ARCHIVED EXHIBITION
Photographs of Zionist Christians in contemporary South Africa, by Sabelo Mlangeni
13 June – 10 September 2017
South Lecture Room
This exhibition of photographs by the South African photographer, Sabelo Mlangeni, portrays Zionist Christians in contemporary South Africa. Zionism (unrelated to Jewish Zionism) is the country’s largest popular religious movement – approximately 30% of all South Africans are members of a Zionist church.
While Mlangeni has photographed Zionists since 1997, the idea of an exhibition dedicated to the topic crystallized during the course of his conversations throughout 2016 with Joel Cabrita, an academic at the University of Cambridge Faculty of Divinity who is researching the history of Zionism in South Africa.
Mlangeni is himself a member of a Zionist church and his own trace in these intimate, personal portraits of church members is subtly felt.

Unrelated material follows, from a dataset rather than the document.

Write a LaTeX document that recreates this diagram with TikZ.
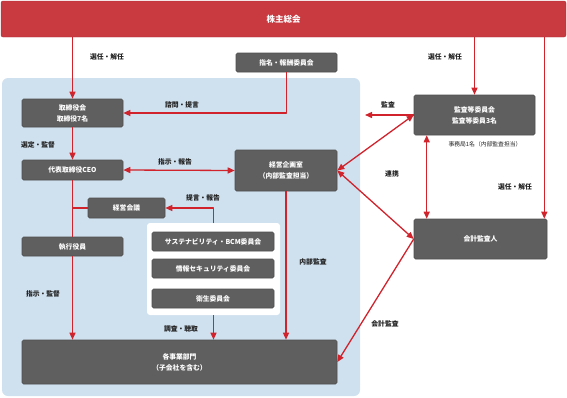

Boundaries between observer and subject are continually erased and broken down. Mlangeni is portraying his own belief as much as he is exploring the spiritual commitments of his photographic subjects.
Artist’s Biography
Sabelo Mlangeni is a photographer based in Johannesburg, South Africa, where he moved in 2001. Mlangeni joined the Market Photo Workshop in this year, and graduated from it in 2004. His most recent solo exhibition was in Auckland, New Zealand at the Artspace (‘Heartbreaker’). He has also recently had a solo show with the Academy of Fine Arts in Vienna entitled ‘Postapart/heid Communities’ in 2014. Mlangeni’s work has been exhibited in notable group exhibitions, including Public Intimacy: Art and Social Life in South Africa at the Yerba Buena Center for the Arts, San Francisco (2014); Apartheid and After at Huis Marseille, Amsterdam (2014); Rise and Fall of Apartheid: Photography and the Bureaucracy of Everyday Life, Haus der Kunst, Munich (2013); Figures and Fictions: Contemporary South African photography at the V&A Museum, London (2011); and I am not afraid: The Market Photo Workshop, Johannesburg, Johannesburg Art Gallery (2010). Mlangeni has been the recipient of several international prizes, including the Tollman Award for the Visual Arts in 2009 and the POPCAP Piclet Prize for African Photography in 2016.